L’Angelo sopra Berlino è tornato in Paradiso: Bruno Ganz

di José de Arcangelo

Bruno sopra Berlino. Il grande attore svizzero Bruno Ganz (nato a Zurigo il 22 marzo 1941, da padre svizzero e madre italiana) è morto ieri 15 febbraio 2019 nella città natale a 77 anni, lasciando un enorme vuoto nel cinema, un cammino lungo quasi 60 anni. Attore di teatro e poi del cinema tedesco attivo fin dal 1960, divenne una star del grande schermo europeo e poi internazionale, grazie ai suoi ruoli da protagonista nei film degli autori del nuovo cinema tedesco (da Peter Handke a Wim Wenders e Werner Herzog) e del cinema francese (da Eric Rohmer ad Alain Tanner) negli anni Settanta, diventando in poco tempo un volto riconosciuto anche in Italia, dove successivamente lavorò spesso.

Da “Oggetti smarriti” di Giuseppe Bertolucci, con Mariangela Melato, e “Un amore di donna” di Nelo Risi (1988) a “La domenica specialmente”, sempre con Giuseppe Bertolucci (1991) e “Pane e tulipani” di Silvio Soldini (2000), per cui si è aggiudicato il David di Donatello per il Miglior attore protagonista. Negli ultimi anni lo abbiamo visto anche nel film-tv su Coppi “Il grande Fausto” di Alberto Sironi, accanto a Sergio Castellitto, nel ruolo di Biagio Cavanna; e sul grande schermo in “La forza del passato” di Piergiorgio Gay e “La fine è il mio inizio” di Jo Baier (2010) nella parte di Tiziano Terzani.

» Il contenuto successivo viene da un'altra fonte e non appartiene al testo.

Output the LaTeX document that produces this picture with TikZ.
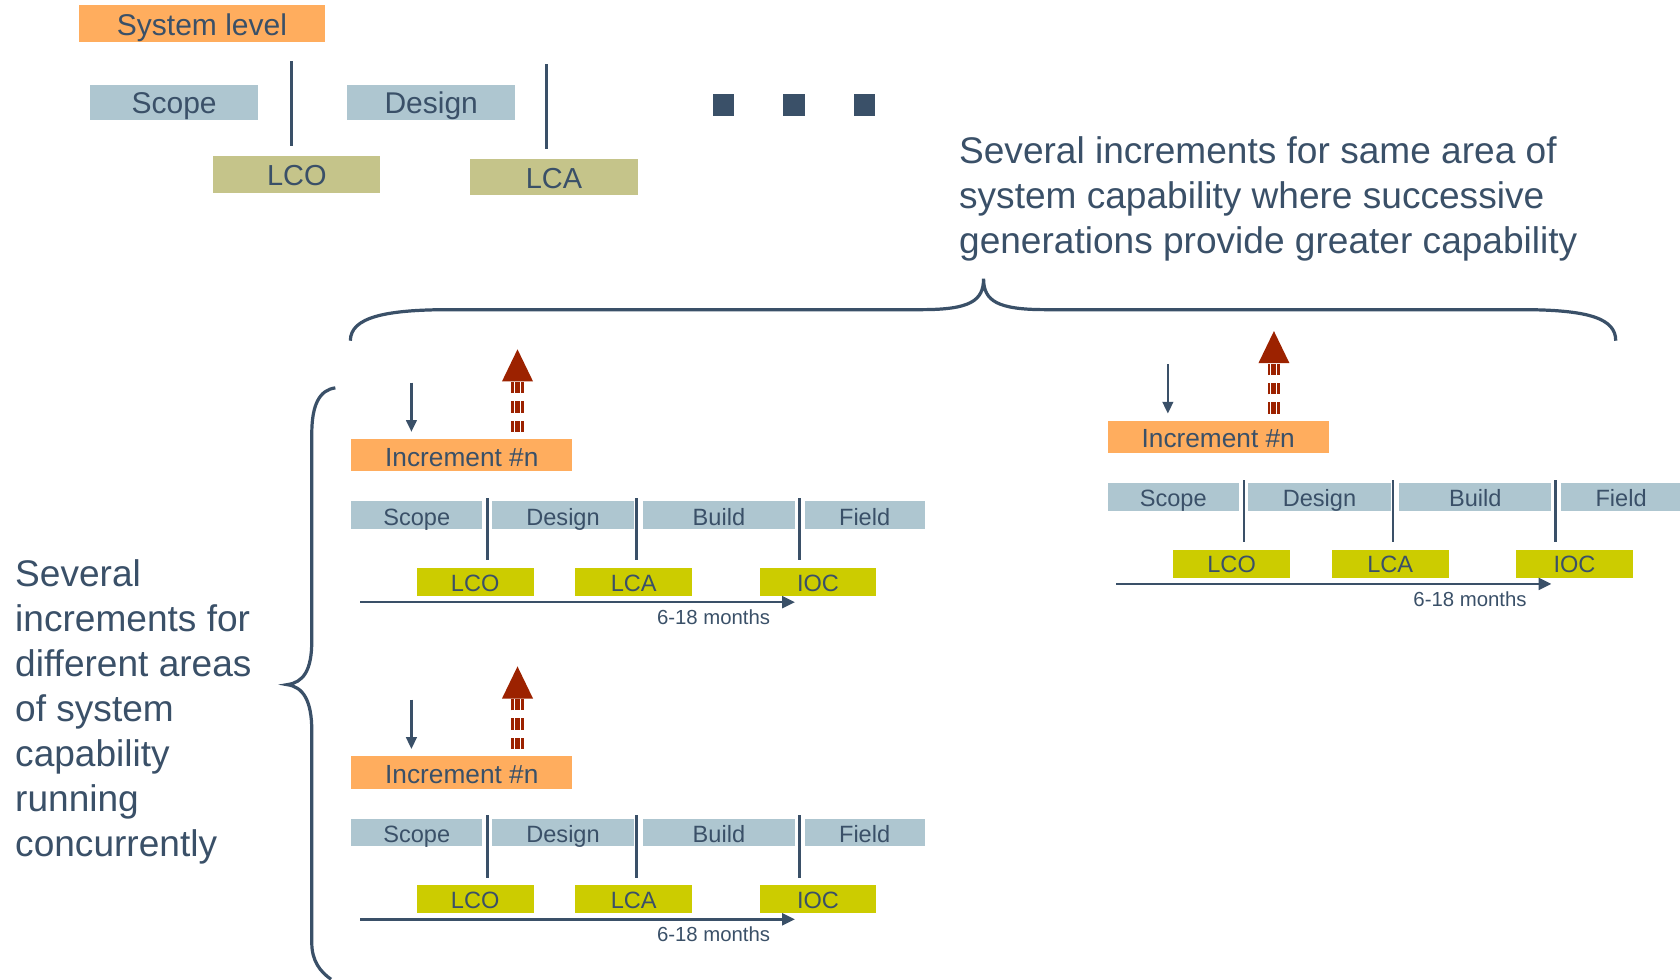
\documentclass[tikz,border=0pt]{standalone}
\usepackage{fontspec}
\setmainfont{Liberation Sans}
\usetikzlibrary{arrows.meta}

\definecolor{ink}{HTML}{3A5068}
\definecolor{incorange}{HTML}{FFAD5E}
\definecolor{phaseblue}{HTML}{AEC6D0}
\definecolor{olivems}{HTML}{C5C48A}
\definecolor{yellowms}{HTML}{CCCC00}
\definecolor{deepred}{HTML}{9C2200}

\newcommand\fs[1]{\fontsize{#1}{#1}\selectfont}

\tikzset{
  box/.style={rectangle, inner sep=0pt, draw=none, text=ink, text depth=0pt},
  sysbox/.style={box, fill=incorange, font=\fs{28}, text height=21.5pt},
  topphase/.style={box, fill=phaseblue, font=\fs{28}, text height=21.5pt},
  topms/.style={box, fill=olivems, font=\fs{27}, text height=21pt},
  incbox/.style={box, fill=incorange, font=\fs{24.5}, text height=20pt},
  phase/.style={box, fill=phaseblue, font=\fs{22}, text height=18pt},
  msbox/.style={box, fill=yellowms, font=\fs{22}, text height=17.5pt},
  monthlabel/.style={inner sep=0pt, text=ink, font=\fs{19}},
  dotbox/.style={rectangle, inner sep=0pt, fill=ink, minimum size=20pt},
  sepline/.style={draw=ink, line width=2.5pt},
  inarrow/.style={draw=ink, line width=2pt, -{Triangle[width=10pt,length=11pt]}},
  timeline/.style={draw=ink, line width=2.5pt, -{Triangle[width=11pt,length=12pt]}},
  redshaft/.style={draw=deepred, line width=12pt, dash pattern=on 10.5pt off 7.5pt},
  shaftgap/.style={draw=white, line width=0.9pt},
  bracepath/.style={draw=ink, line width=3pt},
  bigtext/.style={inner sep=0pt, text=ink, align=left, font=\fontsize{34.6}{42}\selectfont},
}

% One increment: its phases, gates, milestones, time line and in/out arrows
\newcommand\incgroup[3]{%
\begin{scope}[shift={(#2,#3)}]
  \node[incbox, minimum width=206pt, minimum height=30pt] (#1-inc) at (431,425) {Increment \#n};
  \node[phase, minimum width=122pt, minimum height=26pt] (#1-scope) at (389,481) {Scope};
  \node[phase, minimum width=133pt, minimum height=26pt] (#1-design) at (525.5,481) {Design};
  \node[phase, minimum width=142pt, minimum height=26pt] (#1-build) at (671,481) {Build};
  \node[phase, minimum width=112pt, minimum height=26pt] (#1-field) at (807,481) {Field};
  \node[msbox, minimum width=109pt, minimum height=26pt] (#1-lco) at (443.5,543) {LCO};
  \node[msbox, minimum width=109pt, minimum height=26pt] (#1-lca) at (591.5,543) {LCA};
  \node[msbox, minimum width=109pt, minimum height=26pt] (#1-ioc) at (763.5,543) {IOC};
  \node[monthlabel] (#1-months) at (666,576) {6-18 months};
  % gates between phases
  \coordinate (#1-g1t) at (455,465); \coordinate (#1-g1b) at (455,523);
  \coordinate (#1-g2t) at (594,465); \coordinate (#1-g2b) at (594,523);
  \coordinate (#1-g3t) at (746,465); \coordinate (#1-g3b) at (746,523);
  \draw[sepline] (#1-g1t) -- (#1-g1b);
  \draw[sepline] (#1-g2t) -- (#1-g2b);
  \draw[sepline] (#1-g3t) -- (#1-g3b);
  % time line
  \coordinate (#1-t0) at (336,562); \coordinate (#1-t1) at (742,562);
  \draw[timeline] (#1-t0) -- (#1-t1);
  % incoming arrow
  \coordinate (#1-ins) at (384,357); \coordinate (#1-ine) at (384,403);
  \draw[inarrow] (#1-ins) -- (#1-ine);
  % outgoing striped arrow
  \coordinate (#1-outb) at (483,403);
  \coordinate (#1-outh) at (483,356);
  \coordinate (#1-outt) at (483,326);
  \draw[redshaft] (#1-outb) -- (#1-outh);
  \draw[shaftgap] ([xshift=-2.8pt]#1-outb) -- ([xshift=-2.8pt]#1-outh);
  \draw[shaftgap] ([xshift=2.8pt]#1-outb) -- ([xshift=2.8pt]#1-outh);
  \fill[deepred] (#1-outt) -- ([xshift=-14.5pt]#1-outh) -- ([xshift=14.5pt]#1-outh) -- cycle;
\end{scope}}

\begin{document}
\begin{tikzpicture}[x=1pt,y=-1pt]
\useasboundingbox (0,0) rectangle (1568,914);

% system level
\node[sysbox, minimum width=229pt, minimum height=34pt] (sys) at (188.5,22) {System level};
\node[topphase, minimum width=157pt, minimum height=33pt] (sscope) at (162.5,95.5) {Scope};
\node[topphase, minimum width=157pt, minimum height=33pt] (sdesign) at (402.5,95.5) {Design};
\node[topms, minimum width=156pt, minimum height=34pt] (slco) at (277,163) {LCO};
\node[topms, minimum width=156pt, minimum height=34pt] (slca) at (517,165) {LCA};
\coordinate (sg1t) at (272,57); \coordinate (sg1b) at (272,136);
\coordinate (sg2t) at (510,60); \coordinate (sg2b) at (510,139);
\draw[sepline] (sg1t) -- (sg1b);
\draw[sepline] (sg2t) -- (sg2b);
\node[dotbox] (dot1) at (675,98) {};
\node[dotbox] (dot2) at (741,98) {};
\node[dotbox] (dot3) at (807,98) {};

% captions
\node[bigtext, anchor=north west] (succ) at (895,127)
  {Several increments for same area of\\system capability where successive\\generations provide greater capability};
\node[bigtext, anchor=north west] (conc) at (14,522)
  {Several\\increments for\\different areas\\of system\\capability\\running\\concurrently};

% braces
\draw[bracepath] (327,318) .. controls (327,296) and (360,289) .. (420,289)
  -- (860,289) .. controls (905,289) and (918,281) .. (918,260)
  .. controls (918,281) and (931,289) .. (976,289)
  -- (1420,289) .. controls (1485,289) and (1508,298) .. (1508,318);
\draw[bracepath] (313,362) .. controls (298,364) and (291,378) .. (291,405)
  -- (291,598) .. controls (291,626) and (283,637) .. (268,639)
  .. controls (283,641) and (291,654) .. (291,682)
  -- (291,880) .. controls (291,897) and (299,907) .. (309,914);

% increments
\incgroup{ia}{0}{0}
\incgroup{ib}{0}{296}
\incgroup{ic}{706}{-17}

\end{tikzpicture}
\end{document}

Attore eclettico e poliglotta (oltre il tedesco, l’inglese, l’italiano e un po’ di spagnolo), sensibile e intenso, Ganz ha interpretato oltre 120 film e vinto 27 premi internazionali e ha avuto 15 nomination – inclusa per un altro David di Donatello come non protagonista ne “La storia vera della signora delle camelie” di Mauro Bolognini (1981), ma, come accade spesso, non ha avuto nemmeno una candidatura agli Oscar, anche quando da oltre trent’anni lavorava spesso in film americani e internazionali. Da “I ragazzi venuti dal Brasile” di John Franklin J. Schaffner (1978) a “Unknown – Senza identità” di Jaume Collet-Serra (2011), da “Remember” di Atom Egoyan (2015) a “The Party” di Sally Potter (2017).

Ma ha lavorato anche con autori del calibro del polacco Jerzy Skolimowski (“Mani in alto!”), il greco Theo Angelopoulos (“L’eternità e un giorno” e “La polvere del tempo”, lo spagnolo Jaime Chavarri (“El rìo de oro”), il tedesco Volker Schlondorff (“L’inganno”), l’italo-americano Francis Ford Coppola (“Un’altra giovinezza”).

Tra i ruoli da protagonista negli ultimi decenni spicca il ritratto di Adolf Hitler ne “La caduta – Gli ultimi giorni di Hitler” di Oliver Hircshbiegel (2004), nomination all’Oscar per il Miglior film straniero, che in patria vinse tutti i Bambi Awards, incluso per il protagonista. Comunque, nel 2010, gli viene consegnato il Premio Europeo alla carriera.

Il ruolo che lo impose nel panorama internazionale è quello dell’angelo (caduto in amore) ne “Il cielo sopra Berlino” di Wim Wenders (1987), ripreso in “Così lontano, così vicino” (1993). Ma ora lo rivedremo al cinema nell’ultimo film di Lars von Trier “La casa di Jack”, presentato a Cannes e d’imminente uscita in Italia, nel tedesco “Der Trafikant” di Nikolaus Leytner, “The Witness” del macedone Mitko Panov, e in “Radegund” di Terrence Malick, i suoi ultimi lavori sul set.

Non dimenticheremo mai il talento e la stoffa dell’attore, ma nemmeno la persona mite, disponibile e gentile che abbiamo conosciuti in tanti incontri fuori dal set.